Turning strategy into action with the Policy Rules Editor
Customer acquisition keeps getting more expensive. At this point, that's just reality. What's interesting is that, despite that, most companies are still heavily focused on bringing in new users, while the customers they already have don't get nearly as much attention. Not because it's not important, but because it's harder to execute well.
The Gap Between What Teams Want to Do and What Actually Happens
If you talk to any marketing or CRM team, the ideas are usually there. They want to treat their best customers better, drive that second purchase, step in before a high-value customer churns, and stop treating everyone the same. The problem isn't strategy, it's everything that comes after. There is usually too much friction between defining an idea and seeing it live. Engineering dependencies, long turnaround times, and systems that force you to simplify things too much mean a lot of good ideas never make it into production.
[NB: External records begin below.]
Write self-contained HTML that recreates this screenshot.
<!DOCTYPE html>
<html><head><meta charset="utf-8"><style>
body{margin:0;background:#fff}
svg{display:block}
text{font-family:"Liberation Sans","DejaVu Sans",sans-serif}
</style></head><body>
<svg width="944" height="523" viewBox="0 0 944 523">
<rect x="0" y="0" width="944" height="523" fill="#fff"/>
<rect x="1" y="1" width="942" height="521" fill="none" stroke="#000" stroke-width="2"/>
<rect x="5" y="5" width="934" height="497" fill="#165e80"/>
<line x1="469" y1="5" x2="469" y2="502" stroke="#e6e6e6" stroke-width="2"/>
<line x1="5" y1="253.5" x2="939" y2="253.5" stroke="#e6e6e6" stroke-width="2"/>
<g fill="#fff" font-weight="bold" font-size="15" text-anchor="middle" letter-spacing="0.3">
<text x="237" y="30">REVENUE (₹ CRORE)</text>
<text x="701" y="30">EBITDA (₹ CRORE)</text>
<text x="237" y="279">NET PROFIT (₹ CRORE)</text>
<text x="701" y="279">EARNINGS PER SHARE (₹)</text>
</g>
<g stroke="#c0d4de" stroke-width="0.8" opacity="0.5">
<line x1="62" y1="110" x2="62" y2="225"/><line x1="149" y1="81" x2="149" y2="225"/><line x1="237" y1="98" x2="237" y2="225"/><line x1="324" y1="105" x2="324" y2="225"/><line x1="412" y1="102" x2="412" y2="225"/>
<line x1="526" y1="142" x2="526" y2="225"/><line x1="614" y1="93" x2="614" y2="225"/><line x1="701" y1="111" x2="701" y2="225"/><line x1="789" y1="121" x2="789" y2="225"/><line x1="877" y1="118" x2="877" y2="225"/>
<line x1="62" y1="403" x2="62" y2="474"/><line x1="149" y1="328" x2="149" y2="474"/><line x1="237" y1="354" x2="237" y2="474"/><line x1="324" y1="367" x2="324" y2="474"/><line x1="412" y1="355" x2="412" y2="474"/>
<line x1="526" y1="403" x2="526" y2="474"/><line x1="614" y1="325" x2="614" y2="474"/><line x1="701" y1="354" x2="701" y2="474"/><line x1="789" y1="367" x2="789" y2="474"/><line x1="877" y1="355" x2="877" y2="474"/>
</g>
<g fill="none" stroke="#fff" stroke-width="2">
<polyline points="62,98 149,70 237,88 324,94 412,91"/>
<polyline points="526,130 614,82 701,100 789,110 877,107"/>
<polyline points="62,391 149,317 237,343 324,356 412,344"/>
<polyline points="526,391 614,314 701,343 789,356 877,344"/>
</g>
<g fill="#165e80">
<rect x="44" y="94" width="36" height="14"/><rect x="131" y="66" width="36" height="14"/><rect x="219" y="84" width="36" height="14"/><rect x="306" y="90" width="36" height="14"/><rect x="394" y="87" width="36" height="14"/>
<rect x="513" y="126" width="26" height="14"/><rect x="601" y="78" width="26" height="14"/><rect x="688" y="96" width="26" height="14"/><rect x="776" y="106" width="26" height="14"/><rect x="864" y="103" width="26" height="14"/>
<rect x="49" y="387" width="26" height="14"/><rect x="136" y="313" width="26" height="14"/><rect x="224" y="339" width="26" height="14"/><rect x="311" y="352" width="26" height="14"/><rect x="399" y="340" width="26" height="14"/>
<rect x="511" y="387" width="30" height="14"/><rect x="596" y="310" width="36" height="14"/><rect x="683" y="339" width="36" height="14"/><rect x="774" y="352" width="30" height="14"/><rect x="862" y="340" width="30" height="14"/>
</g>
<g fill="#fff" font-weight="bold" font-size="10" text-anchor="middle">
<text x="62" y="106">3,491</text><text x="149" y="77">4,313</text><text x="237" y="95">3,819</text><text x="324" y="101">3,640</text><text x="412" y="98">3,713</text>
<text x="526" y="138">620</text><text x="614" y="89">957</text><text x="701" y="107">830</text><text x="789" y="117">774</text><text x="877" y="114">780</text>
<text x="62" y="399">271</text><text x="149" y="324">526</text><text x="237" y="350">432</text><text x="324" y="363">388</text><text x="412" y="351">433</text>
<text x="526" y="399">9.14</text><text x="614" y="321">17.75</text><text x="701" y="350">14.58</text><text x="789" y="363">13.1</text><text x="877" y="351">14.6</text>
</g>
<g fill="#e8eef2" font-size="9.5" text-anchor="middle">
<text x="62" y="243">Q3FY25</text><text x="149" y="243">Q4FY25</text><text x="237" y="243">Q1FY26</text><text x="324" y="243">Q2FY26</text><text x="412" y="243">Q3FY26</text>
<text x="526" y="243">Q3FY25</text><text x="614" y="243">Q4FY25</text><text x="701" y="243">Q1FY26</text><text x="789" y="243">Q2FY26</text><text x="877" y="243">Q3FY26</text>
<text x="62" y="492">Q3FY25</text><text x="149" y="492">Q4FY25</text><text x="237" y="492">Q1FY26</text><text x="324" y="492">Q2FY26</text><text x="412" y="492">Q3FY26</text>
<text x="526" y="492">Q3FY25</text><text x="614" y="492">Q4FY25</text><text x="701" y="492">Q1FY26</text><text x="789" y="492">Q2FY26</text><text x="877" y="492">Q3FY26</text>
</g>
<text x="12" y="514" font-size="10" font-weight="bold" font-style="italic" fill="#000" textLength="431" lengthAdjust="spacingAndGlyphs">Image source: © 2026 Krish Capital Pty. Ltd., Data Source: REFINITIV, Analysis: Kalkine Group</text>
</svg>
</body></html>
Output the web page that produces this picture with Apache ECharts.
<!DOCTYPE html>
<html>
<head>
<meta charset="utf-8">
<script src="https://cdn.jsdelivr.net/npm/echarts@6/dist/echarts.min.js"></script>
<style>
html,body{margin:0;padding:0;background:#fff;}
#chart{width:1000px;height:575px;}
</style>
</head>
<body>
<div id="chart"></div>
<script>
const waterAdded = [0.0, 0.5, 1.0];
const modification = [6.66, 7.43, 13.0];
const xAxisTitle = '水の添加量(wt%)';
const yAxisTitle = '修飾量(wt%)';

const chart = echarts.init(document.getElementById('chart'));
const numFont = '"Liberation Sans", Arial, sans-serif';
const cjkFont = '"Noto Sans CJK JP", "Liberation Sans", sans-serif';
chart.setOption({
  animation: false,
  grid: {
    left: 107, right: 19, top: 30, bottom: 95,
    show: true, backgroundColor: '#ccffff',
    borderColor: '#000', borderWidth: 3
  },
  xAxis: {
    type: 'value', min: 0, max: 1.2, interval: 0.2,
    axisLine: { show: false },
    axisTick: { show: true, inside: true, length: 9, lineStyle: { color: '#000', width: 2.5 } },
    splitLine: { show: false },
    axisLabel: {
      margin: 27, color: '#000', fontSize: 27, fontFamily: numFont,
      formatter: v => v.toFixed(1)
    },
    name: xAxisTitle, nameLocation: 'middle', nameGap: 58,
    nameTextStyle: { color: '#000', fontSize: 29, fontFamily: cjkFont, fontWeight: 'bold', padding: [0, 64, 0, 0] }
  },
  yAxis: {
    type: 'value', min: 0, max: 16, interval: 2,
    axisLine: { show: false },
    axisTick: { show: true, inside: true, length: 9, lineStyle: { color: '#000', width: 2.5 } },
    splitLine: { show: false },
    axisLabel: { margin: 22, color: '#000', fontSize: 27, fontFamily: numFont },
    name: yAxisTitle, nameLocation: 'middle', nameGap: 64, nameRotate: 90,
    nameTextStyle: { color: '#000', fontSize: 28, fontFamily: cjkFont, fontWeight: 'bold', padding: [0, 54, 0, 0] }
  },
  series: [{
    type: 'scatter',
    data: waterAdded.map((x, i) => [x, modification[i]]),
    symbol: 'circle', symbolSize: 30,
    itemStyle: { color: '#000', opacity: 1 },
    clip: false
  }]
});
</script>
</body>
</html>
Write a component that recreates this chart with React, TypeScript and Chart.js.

Where the Policy Rules Editor Comes In
This is where Reveni's Policy Rules Editor makes a difference. Instead of relying on engineering every time you want to adjust something, it lets you define business rules directly, based on things that actually matter, like customer behavior, value, or timing. Those rules don't just sit there, they run. Instead of working with rigid systems that are hard to change, you get something much more flexible. You decide what should happen in a given situation, and it actually happens, without long delays, unnecessary back and forth, or cutting down your strategy just to make it fit.
What This Looks Like in Loyalty
This becomes especially clear when you apply it to loyalty. Many loyalty strategies still rely on fairly generic approaches, with the same incentives, conditions, and experience for everyone. That works up to a point, but it's not very efficient, especially when CAC keeps going up. With a more flexible rule-based setup, you can start being much more intentional. You can give better conditions to high-value customers without building separate campaigns, trigger incentives when someone hasn't purchased in a while, and reinforce key moments like the second or third purchase, where habits actually start to form. It's not about doing more, it's about being more precise.
From Static Policies to Something That Can Evolve
In many systems, rules are static. You define them once, implement them, and they stay like that for months, even if the business or customer behavior changes. With the Policy Rules Editor, you can adjust as you go — tweak conditions, add exceptions, test new approaches, and adapt without having to rebuild everything. That flexibility becomes really valuable in environments where things move fast, whether it's pricing, demand, fraud signals, or customer behavior. For example, you could offer an extended return period for VIP customers, activate special perks for top-tier clients, or create temporary incentives for customers who haven't purchased in a while. Small adjustments like these can make a big difference in loyalty and retention.
What Happens When You Remove Friction
When teams don't have to rely on engineering for every change, speed is the obvious gain, but more importantly, the way teams work starts to shift. You test more, iterate more, and adjust based on what actually works. That matters a lot in loyalty because there isn't a single perfect setup — it's something you refine over time. The easier it is to change things, the better your end result tends to be.
Where Growth Actually Comes From
If CAC keeps rising, relying only on acquisition becomes harder to sustain. Growth doesn't just come from bringing in more users, it comes from getting more value out of the ones you already have. That doesn't happen through one big initiative — it's the result of many small decisions: when to incentivize, who to prioritize, when to intervene, and when not to.
Not Really a Loyalty Tool, and That's the Point
The Policy Rules Editor doesn't really fit into the typical "loyalty tool" category. It's not a points system, it's not a campaign tool, and it's not just another marketing feature. It's more like a decision layer — a way to define what should happen in different situations, and make sure it actually happens. That's what allows loyalty to move from isolated actions to something built into everyday operations. In the end, the Policy Rules Editor is about making those decisions actionable. It turns strategy into something that actually runs, consistently, and adapts to each customer. In a setup where every interaction matters, that's where the difference is made.